How Do Antibiotics Affect Nucleic Acid Synthesis?

Antibiotics that target RNA transcription or DNA replication to prevent new bacteria from being produced must be able to easily diffuse through bacterial membranes. Rifamycins, a subclass of ansamycins, can easily cross the bacterial cell wall and membrane and bind to bacterial DNA-dependent RNA polymerase, thereby suppressing the initiation of RNA transcription. Rifamycins inhibit RNA synthesis by directly blocking the path of the elongating RNA when the transcript becomes two to three nucleotides long (Figure 1). They do not interact with mammalian RNA polymerases but have broad-spectrum bactericidal effects on Gram-positive bacteria and some Gram-negative bacteria. Resistance to rifamycins mainly develops from mutations in the bacterial RNA polymerase.

antibiotics-nucleic-acid-sythesis

Figure 1: Antibiotics interfere with DNA synthesis and replication.

Quinolones and fluoroquinolones target DNA synthesis by interfering with the coiling of DNA strands through inhibiting bacterial type II topoisomerases (DNA gyrase and topoisomerase IV). Topoisomerases relax supercoiled DNA and initiate transient breakages and rejoin phosphodiester bonds in superhelical turns of closed-circular DNA to allow the DNA strand to be replicated by DNA or RNA polymerases (Figure 1). Quinolones bind directly to the active site of the topoisomerase, and fluoroquinolones stabilize the enzyme-DNA complex to interrupt the religation step. Topoisomerases are present in both prokaryotic and eukaryotic cells, but quinolones are specific inhibitors of bacterial topoisomerases. Resistance to quinolones arises from mutations in DNA gyrase and topoisomerase IV, mutations that reduce drug accumulation via entry/efflux, and plasmids that produce Qnr proteins that bind to and protect both DNA gyrase and topoisomerase IV from inhibition.

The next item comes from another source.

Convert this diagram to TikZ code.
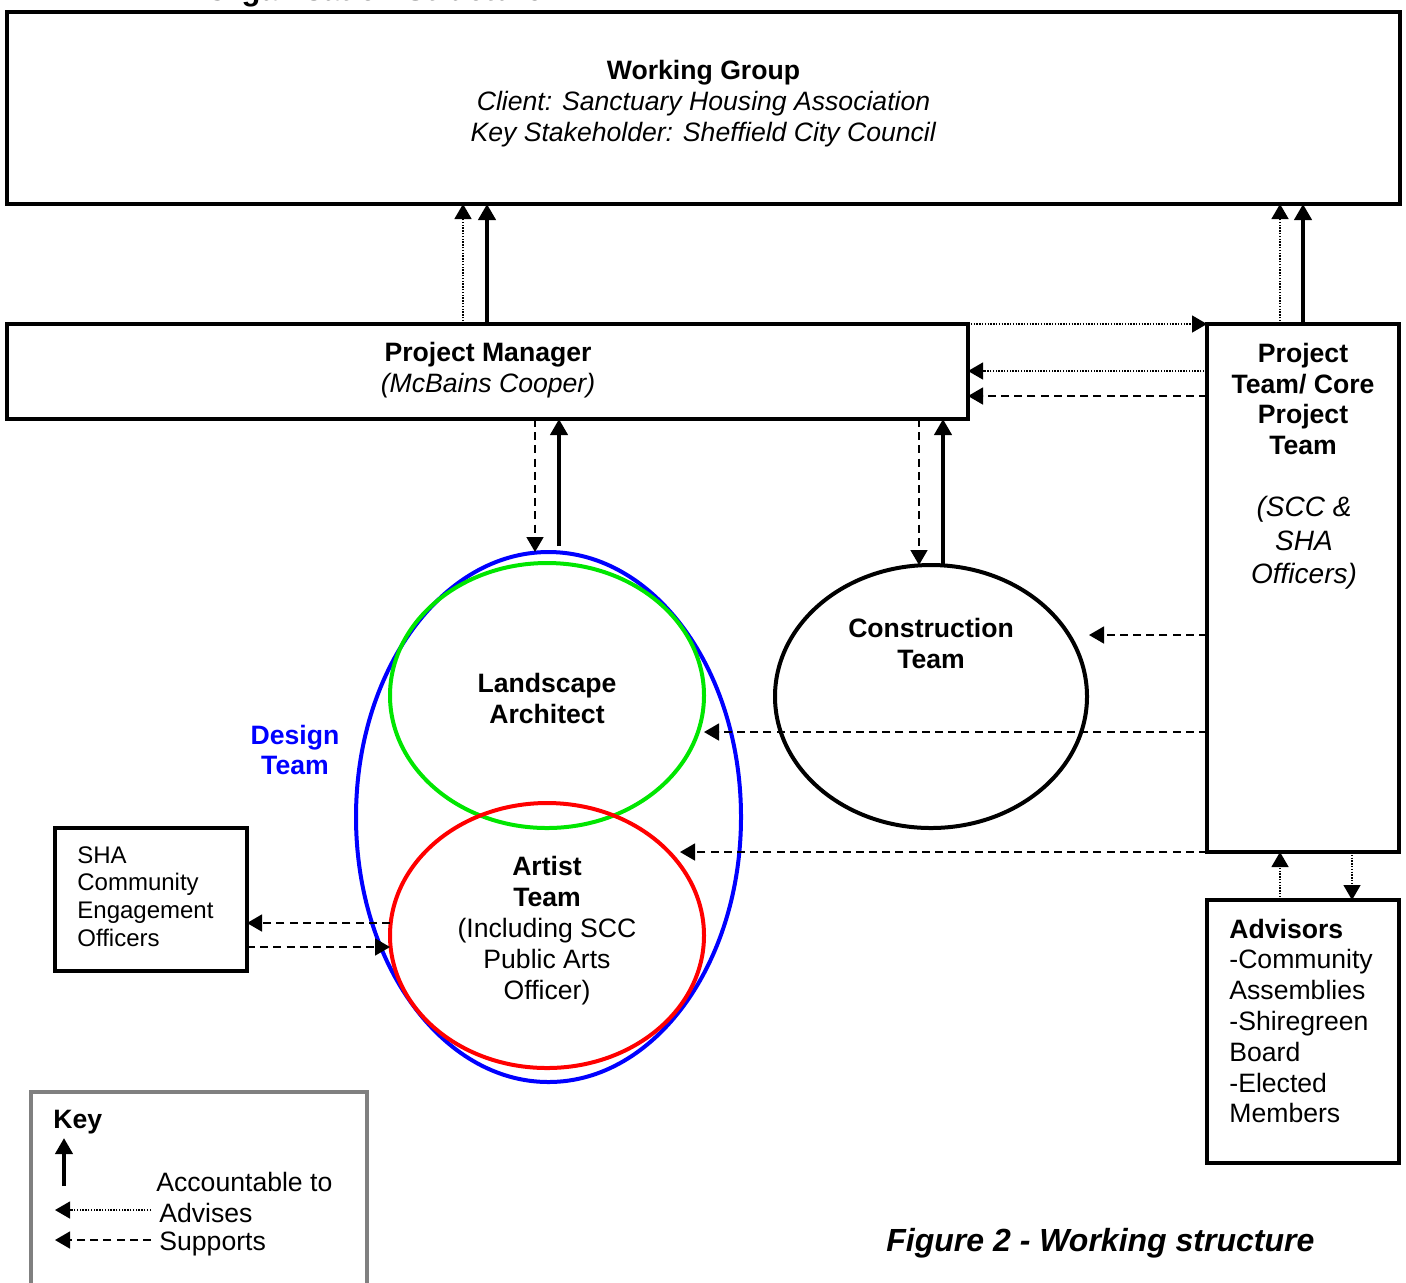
\documentclass[tikz,border=0pt]{standalone}
\usepackage{fontspec}
\setmainfont{Liberation Sans}
\usetikzlibrary{arrows.meta,shapes.geometric}
\definecolor{dblue}{RGB}{0,0,255}
\definecolor{dgreen}{RGB}{0,230,0}
\definecolor{dred}{RGB}{255,0,0}
\definecolor{keygray}{RGB}{128,128,128}
\begin{document}
\begin{tikzpicture}[x=0.5pt,y=-0.5pt,
  box/.style={draw, line width=2.2pt, inner sep=0pt, outer sep=0pt, fill=white},
  ell/.style={ellipse, line width=2pt, inner sep=0pt, outer sep=0pt},
  txt/.style={align=center, inner sep=0pt, font=\fontsize{13.3}{15.4}\selectfont},
  ltxt/.style={align=left, inner sep=0pt, font=\fontsize{13.3}{15.4}\selectfont},
  acc/.style={line width=2pt, -{Triangle[length=8pt,width=8.5pt]}},
  adv/.style={line width=0.7pt, dash pattern=on 0.7pt off 0.7pt, -{Triangle[length=7.5pt,width=8.5pt]}},
  sup/.style={line width=0.8pt, dash pattern=on 4pt off 2.6pt, -{Triangle[length=7.5pt,width=8.5pt]}}]
\useasboundingbox (0,0) rectangle (1406,1282);
\clip (0,0) rectangle (1406,1282);

% title (cut off at the top, as in the reference)
\node[anchor=base west, inner sep=0pt, font=\fontsize{15.5}{18}\selectfont\bfseries] (title) at (205,0.5) {Organisation Structure};

% boxes
\node[box, minimum width=696.5pt, minimum height=96pt] (wg) at (703.5,108) {};
\node[box, minimum width=480.5pt, minimum height=47.5pt] (pm) at (487.5,371.5) {};
\node[box, minimum width=96pt, minimum height=264pt] (pt) at (1303,588) {};
\node[box, minimum width=96pt, minimum height=131.5pt] (adv) at (1303,1031.5) {};
\node[box, minimum width=96pt, minimum height=71.5pt] (sha) at (151,899.5) {};
\node[draw=keygray, line width=2pt, inner sep=0pt, minimum width=168pt, minimum height=100pt] (key) at (199,1192) {};

% ellipses
\node[ell, draw=dblue, minimum width=192.5pt, minimum height=265pt] (design) at (548.5,817) {};
\node[ell, draw=dgreen, minimum width=157pt, minimum height=132.5pt] (land) at (547,695.5) {};
\node[ell, draw=dred, minimum width=157pt, minimum height=132.5pt] (artist) at (547,935.5) {};
\node[ell, draw=black, minimum width=156pt, minimum height=131.5pt] (constr) at (931,696.5) {};

% texts
\node[txt] (wgt) at (703.5,103.5) {\textbf{Working Group}\\\textit{Client: Sanctuary Housing Association}\\\textit{Key Stakeholder: Sheffield City Council}};
\node[txt] (pmt) at (488,370) {\textbf{Project Manager}\\\textit{(McBains Cooper)}};
\node[txt, font=\fontsize{13.3}{15.3}\selectfont\bfseries] (ptt1) at (1303,399) {Project\\Team/ Core\\Project\\Team};
\node[txt, font=\fontsize{14}{16.8}\selectfont\itshape] (ptt2) at (1304,543) {(SCC \&\\SHA\\Officers)};
\node[ltxt, anchor=west] (advt) at (1229,1021) {\textbf{Advisors}\\-Community\\Assemblies\\-Shiregreen\\Board\\-Elected\\Members};
\node[ltxt, anchor=west, font=\fontsize{12}{13.85}\selectfont] (shat) at (77,896.5) {SHA\\Community\\Engagement\\Officers};
\node[txt, text=dblue, font=\fontsize{13.3}{15.4}\selectfont\bfseries] (dtl) at (295,750) {Design\\Team};
\node[txt, font=\fontsize{13.3}{15.4}\selectfont\bfseries] (landt) at (547,698.5) {Landscape\\Architect};
\node[txt] (artt) at (547,930.5) {\textbf{Artist}\\\textbf{Team}\\(Including SCC\\Public Arts\\Officer)};
\node[txt, font=\fontsize{13.3}{15.4}\selectfont\bfseries] (constrt) at (931,643.5) {Construction\\Team};
\node[anchor=west, inner sep=0pt, font=\fontsize{16}{19}\selectfont\bfseries\itshape] (cap) at (886,1243) {Figure 2 - Working structure};

% key texts
\node[ltxt, anchor=west, font=\fontsize{13.3}{15.4}\selectfont\bfseries] (keyt) at (53,1122.5) {Key};
\node[ltxt, anchor=west] (k1t) at (156,1182) {Accountable to};
\node[ltxt, anchor=west] (k2t) at (159,1213) {Advises};
\node[ltxt, anchor=west] (k3t) at (159,1243.5) {Supports};

% helper coordinates
\coordinate (c463) at (463,0);
\coordinate (c487) at (487,0);
\coordinate (c1280) at (1280,0);
\coordinate (c1303) at (1303,0);
\coordinate (c1352) at (1352,0);
\coordinate (c535) at (535,0);
\coordinate (c559) at (559,0);
\coordinate (c919) at (919,0);
\coordinate (c943) at (943,0);
\coordinate (r371) at (0,371);
\coordinate (r396) at (0,396);
\coordinate (e1) at (1089,635);
\coordinate (e2) at (704,732);
\coordinate (e3) at (680,852);
\coordinate (e4) at (390,923);
\coordinate (e5) at (390,947);
\coordinate (s559) at (559,546);
\coordinate (k1a) at (64,1186);
\coordinate (k1b) at (64,1138);
\coordinate (k2a) at (151,1210);
\coordinate (k2b) at (55,1210);
\coordinate (k3a) at (151,1240);
\coordinate (k3b) at (55,1240);

% connectors
\draw[adv] (pm.north -| c463) -- (wg.south -| c463);
\draw[acc] (pm.north -| c487) -- (wg.south -| c487);
\draw[adv] (pt.north -| c1280) -- (wg.south -| c1280);
\draw[acc] (pt.north -| c1303) -- (wg.south -| c1303);
\draw[adv] (pm.north east) -- (pt.north west);
\draw[adv] (pt.west |- r371) -- (pm.east |- r371);
\draw[sup] (pt.west |- r396) -- (pm.east |- r396);
\draw[sup] (pm.south -| c535) -- (c535 |- design.north);
\draw[acc] (s559) -- (pm.south -| c559);
\draw[sup] (pm.south -| c919) -- (c919 |- constr.north);
\draw[acc] (c943 |- constr.north) -- (pm.south -| c943);
\draw[sup] (pt.west |- e1) -- (e1);
\draw[sup] (pt.west |- e2) -- (e2);
\draw[sup] (pt.west |- e3) -- (e3);
\draw[adv] (adv.north -| c1280) -- (pt.south -| c1280);
\draw[adv] (pt.south -| c1352) -- (adv.north -| c1352);
\draw[sup] (e4) -- (sha.east |- e4);
\draw[sup] (sha.east |- e5) -- (e5);

% key arrows
\draw[acc] (k1a) -- (k1b);
\draw[adv] (k2a) -- (k2b);
\draw[sup] (k3a) -- (k3b);
\end{tikzpicture}
\end{document}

Anthracyclines, which inhibit DNA replication and transcription in both bacterial and mammalian systems, are most often used as anticancer agents. They interact with the DNA-topoisomerase II complex or DNA itself through intercalation or forming covalent bonds and base modifications that require DNA repair or lead to apoptotic cell death (Figure 1). They attack rapidly growing malignant cells as well as normal cells, but because malignant cells are growing at a faster rate than the surrounding normal tissue, a higher percentage of cancer cells are harmed.